UN Teams prepare to return to Iraq
After Prez Calls off strike, UN prepares to embark
United Nations weapons inspectors will return to Iraq
tomorrow and resume searching for Saddam Hussein's
weapons of destruction, a UN official said yesterday.

The 15-nation Security Council gave them the green light after Iraq
agreed to resume cooperation with the inspectors unconditionally,
said Richard Butler, the chairman of the UN Special Commission
in charge of Iraqi disarmament — UNSCOM.

UN Secretary General Kofi Annan called the end of the Iraq crisis
a victory for diplomacy and said he hopes there are no future
stand-offs.

"I sincerely hope that there will not be a next
time," Annan said. "I'm not sure that if there is
a next time we would even have time for
further diplomatic initiatives and appeals."

The Security Council decision came a day
after Baghdad blinked in the face of a
threatened massive U.S. air attack and agreed
to cooperate with the weapons inspectors.

"I told the Council that the minute the 'go'
order is given, we could be back at work in
24 hours, and that remains the case," Butler
said.

The inspectors have been waiting for word in Bahrain, where they
were evacuated shortly before the crisis.

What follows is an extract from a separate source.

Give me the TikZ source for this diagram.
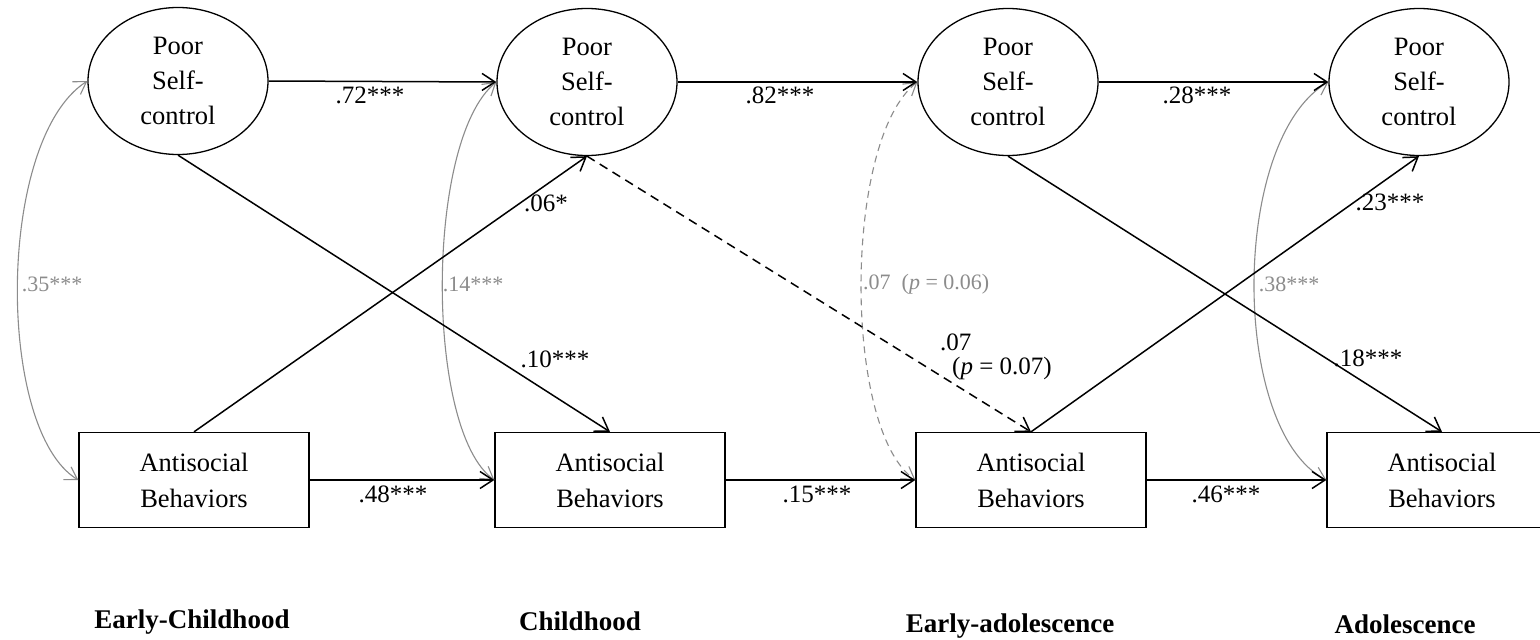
\documentclass[tikz,border=0pt]{standalone}
\usepackage{fontspec}
\setmainfont{Liberation Serif}
\usetikzlibrary{arrows.meta,shapes.geometric}

\definecolor{corrgray}{HTML}{8C8C8C}

\tikzset{
  latent/.style={draw, ellipse, line width=1.3pt, minimum width=180pt, minimum height=147pt,
    inner sep=0pt, align=center, font=\fontsize{26.5}{35}\selectfont},
  observed/.style={draw, rectangle, line width=1.3pt, minimum width=230pt, minimum height=95pt,
    inner sep=0pt, align=center, font=\fontsize{26.5}{36}\selectfont},
  path/.style={line width=1.5pt, -{Straight Barb[length=13pt,width=17pt,line width=1.5pt]}},
  ns path/.style={path, dashed, dash pattern=on 9pt off 6pt},
  corr/.style={corrgray, line width=1.1pt,
    {Straight Barb[length=12pt,width=15pt,line width=1.1pt]}-{Straight Barb[length=12pt,width=15pt,line width=1.1pt]}},
  coef/.style={font=\fontsize{25}{28}\selectfont, inner sep=0pt},
  corrlab/.style={font=\fontsize{22}{26}\selectfont, text=corrgray, inner sep=0pt},
  period/.style={font=\fontsize{27}{30}\selectfont\bfseries, inner sep=0pt},
}

\begin{document}
\begin{tikzpicture}[x=1pt, y=-1pt]
  \useasboundingbox[fill=white] (0,0) rectangle (1540,640);

  % poor self-control, four waves
  \node[latent] (sc1) at (178,81)  {Poor\\Self-\\control};
  \node[latent] (sc2) at (587,82)  {Poor\\Self-\\control};
  \node[latent] (sc3) at (1008,82) {Poor\\Self-\\control};
  \node[latent] (sc4) at (1419,82) {Poor\\Self-\\control};

  % antisocial behaviors, four waves
  \node[observed] (ab1) at (194,480)  {Antisocial\\Behaviors};
  \node[observed] (ab2) at (610,480)  {Antisocial\\Behaviors};
  \node[observed] (ab3) at (1031,480) {Antisocial\\Behaviors};
  \node[observed] (ab4) at (1442,480) {Antisocial\\Behaviors};

  % within-wave correlations
  \draw[corr] (sc1.west) .. controls (-4,140) and (-4,430) .. (ab1.west);
  \draw[corr] (sc2.west) .. controls (425,140) and (425,430) .. (ab2.west);
  \draw[corr, dashed, dash pattern=on 7pt off 5pt] (sc3.west) .. controls (843,140) and (843,430) .. (ab3.west);
  \draw[corr] (sc4.west) .. controls (1230,140) and (1230,430) .. (ab4.west);

  % stability paths
  \draw[path] (sc1.east) -- (sc2.west);
  \draw[path] (sc2.east) -- (sc3.west);
  \draw[path] (sc3.east) -- (sc4.west);
  \draw[path] (ab1.east) -- (ab2.west);
  \draw[path] (ab2.east) -- (ab3.west);
  \draw[path] (ab3.east) -- (ab4.west);

  % cross-lagged paths
  \draw[path] (sc1.south) -- (ab2.north);
  \draw[path] (ab1.north) -- (sc2.south);
  \draw[ns path] (sc2.south) -- (ab3.north);
  \draw[path] (sc3.south) -- (ab4.north);
  \draw[path] (ab3.north) -- (sc4.south);

  % path coefficients
  \node[coef] (c72) at (370,95)  {.72***};
  \node[coef] (c82) at (780,95)  {.82***};
  \node[coef] (c28) at (1197,95) {.28***};
  \node[coef] (c48) at (393,494) {.48***};
  \node[coef] (c15) at (817,494) {.15***};
  \node[coef] (c46) at (1226,494) {.46***};
  \node[coef] (c06) at (546,203) {.06*};
  \node[coef] (c10) at (555,359) {.10***};
  \node[coef] (c18) at (1368,358) {.18***};
  \node[coef] (c23) at (1390,202) {.23***};
  \node[coef, anchor=west] (c07a) at (940,342) {.07};
  \node[coef, anchor=west] (c07b) at (952,368) {(\textit{p} = 0.07)};

  % correlation coefficients
  \node[corrlab] (r35) at (52,284)   {.35***};
  \node[corrlab] (r14) at (473,284)  {.14***};
  \node[corrlab, anchor=west] (r07) at (863,284) {.07 \ (\textit{p} = 0.06)};
  \node[corrlab] (r38) at (1289,284) {.38***};

  % developmental periods
  \node[period] (p1) at (192,622)  {Early-Childhood};
  \node[period] (p2) at (580,621)  {Childhood};
  \node[period] (p3) at (1010,626) {Early-adolescence};
  \node[period] (p4) at (1405,624) {Adolescence};
\end{tikzpicture}
\end{document}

But time may be running out for UNSCOM, which was charged
April 18, 1991, to find and destroy Iraq's chemical and biological
weapons after Saddam's soldiers were routed during the Gulf
War.

There is growing support to end nearly eight years of economic
sanctions, which have crippled Iraq, and curtail the inspections.
And although UNSCOM has destroyed billions of dollars worth
of weapons, including an entire biological weapons plant, Saddam
is believed to have stockpiled nerve gas and other deadly agents at
secret locations around Iraq.

Butler, an Australian, was picked to head the inspection team. But
the 100-plus inspectors are drawn from the U.S., Russia, Britain,
Poland, Nigeria and a dozen other countries. The team includes
weapons specialists, biologists, communications experts and
chopper pilots.

The UN resolution creating UNSCOM was supposed to
guarantee the inspectors "unrestricted freedom of movement
without advance notice within Iraq." But Saddam has repeatedly
set up roadblocks that have twice nearly led to U.S. air attacks.